Шесть дней мы почти не выходили из автомобиля. Последний день ехали беспрерывно 23 часа, от 5 утра до 4 ночи <…> Скажу тебе, что я подумывал даже вовсе отказаться от своей работы и совсем вернуться в Москву (Письмо И. М. Брюсовой от 19 марта 1915 года. ОР РГБ).
К началу 30-х годов окончательно обозначился разрыв между Пушкиным и современным ему кругом читателей. Уже «Борис Годунов» был встречен полным непониманием. Ряд других величайших созданий Пушкина нашел самый холодный прием со стороны критики и общества. Все, даже молодой Белинский, говорили об «упадке пушкинского таланта» именно тогда, когда гений вполне раскрылся. Пушкин понял, что должен оставить все попытки подойти к своему читателю, т.е. снизойти до него. Пропасть между великим поэтом, опередившим современников на столетие и более, и «публикой», «толпой», «чернью» была слишком широка и глубока, чтобы можно было восстановить между ними связь, не посягая на самое святое в творчестве. Убедившись в этом, Пушкин, так сказать, «махнул рукой» на читателя и стал писать, повинуясь исключительно внутренней потребности, не думая о том, для чего он пишет и будет ли он понят.
Характерным примером такого творчества может служить «Домик в Коломне». Эта шутливая поэма совершенно не была оценена в свое время. Рассказывают, что «повесть почти всеми была принята за признак конечного падения поэта… В обществе старались не упоминать о ней в присутствии автора, щадя его самолюбие» (Анненков). Впрочем, «Домик в Коломне» в значительной степени недоступен широким кругам читателей и теперь и, вероятно, таким останется всегда. Дело в том, что, кроме изящества и живости рассказа, реалистичности и меткости описаний, остроумия тонких замечаний, рассеянных в октавах, и т. п., «Домик в Коломне» имеет другую ценность, которая для самого Пушкина, конечно, и была самым важным: эта повесть должна производить впечатление главным образом своей формой. <…>
Одновременно с «Домиком в Коломне», во время «болдинского сидения», осенью 1830 года, написаны Пушкиным и его «маленькие драмы», три оригинальных, — «Скупой Рыцарь», «Моцарт и Сальери», «Каменный Гость», — и одна, переведенная с английского: отрывок, озаглавленный «Пир во время чумы». За Пушкиным уже было такое грандиозное драматическое создание, как «Борис Годунов». Но в «Борисе» Пушкин всецело следовал шекспировской поэтике. «Борис Годунов» — как бы одна из шекспировских хроник, только из русской истории; в нем — все, как у Шекспира: та же рисовка характеров и страстей, такое же деление на маленькие сцены, тот же стих, беглый, пятистопный ямб, с отдельными, рифмованными стихами и т. д. Для своего времени, для нашей литературы, «Борис Годунов» был событием значительнейшим: он раз навсегда порвал с вековым прошлым русского театра и указал ему новые пути: ориентацию корнелерасиновскую заменил ориентацией шекспировской (Брюсов В. Маленькие драмы Пушкина. К предстоящему спектаклю в Художественном театре // Русские ведомости. 1915. 22 марта. № 67).

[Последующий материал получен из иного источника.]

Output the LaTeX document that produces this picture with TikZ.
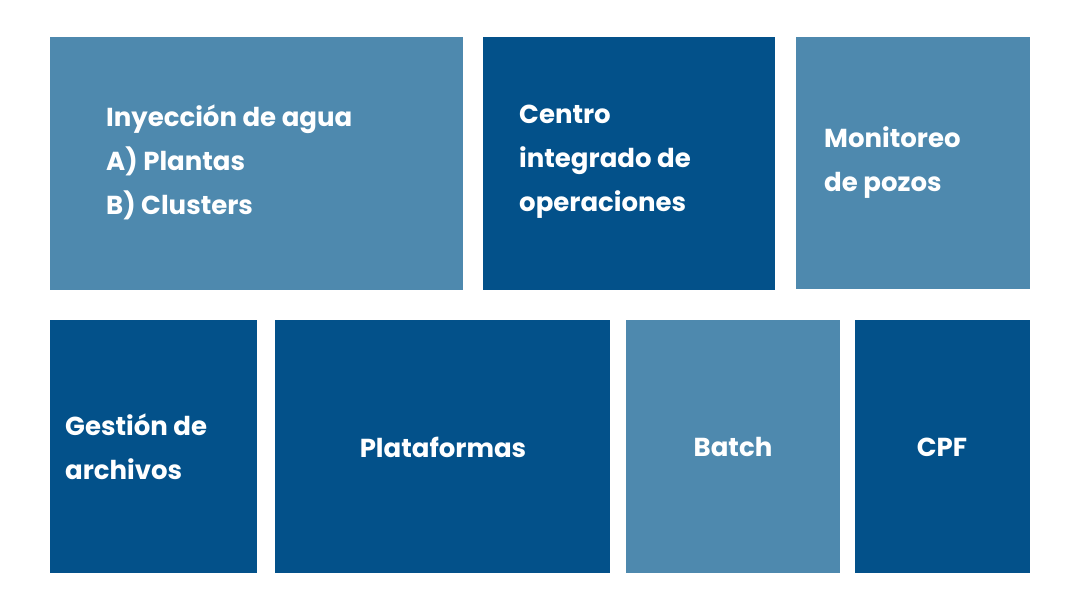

Жизнь моя «течет» весьма однообразно, именно течет. Впечатления лишь от поездок. Потом я целые дни и пишу. (Ведь за 59 дней я написал 29 статей в «Русск. Вед.» и 2 статьи в «Голос» [211], т. е. по статье менее, чем в 2 дня) <…> Свободных часов не остается. А если бывают свободные минуты, пишу стихи и перевожу «Энеиду» (Письмо И. М. Бросовой от 2 апреля 1915 года. ОР РГБ).
Валерий Брюсов, следуя за отступающими русскими войсками постепенно проникается чувством отвращения к войне, ранее воспетой им, и полон уже стремления вернуться к прерванной в июле 1914 года «чисто» литературной деятельности. Этой смене настроений способствовало познание настоящего, неприкрашенного лика войны. <…> Вот Брюсов описывает свое посещение поля, где только что произошло сражение. Поэт рассказывает, как он бродил среди тысяч распростертых трупов, как он всматривался в лица врагов, — «убитых юношей, почти мальчиков, с кроткими личиками, с едва пробившимися усиками», и в лица пожилых воинов. <…> И когда Брюсов вместе с войсками входит в покинутую неприятелем деревню и видит сожженный госпиталь, с изогнувшимися в огне прутьями кроватей, обгорелыми клочьями материй — вероятно, шинелей и одеял, — и снова груды трупов, — поэт уже опускает голову и, отвернувшись, проходит мимо.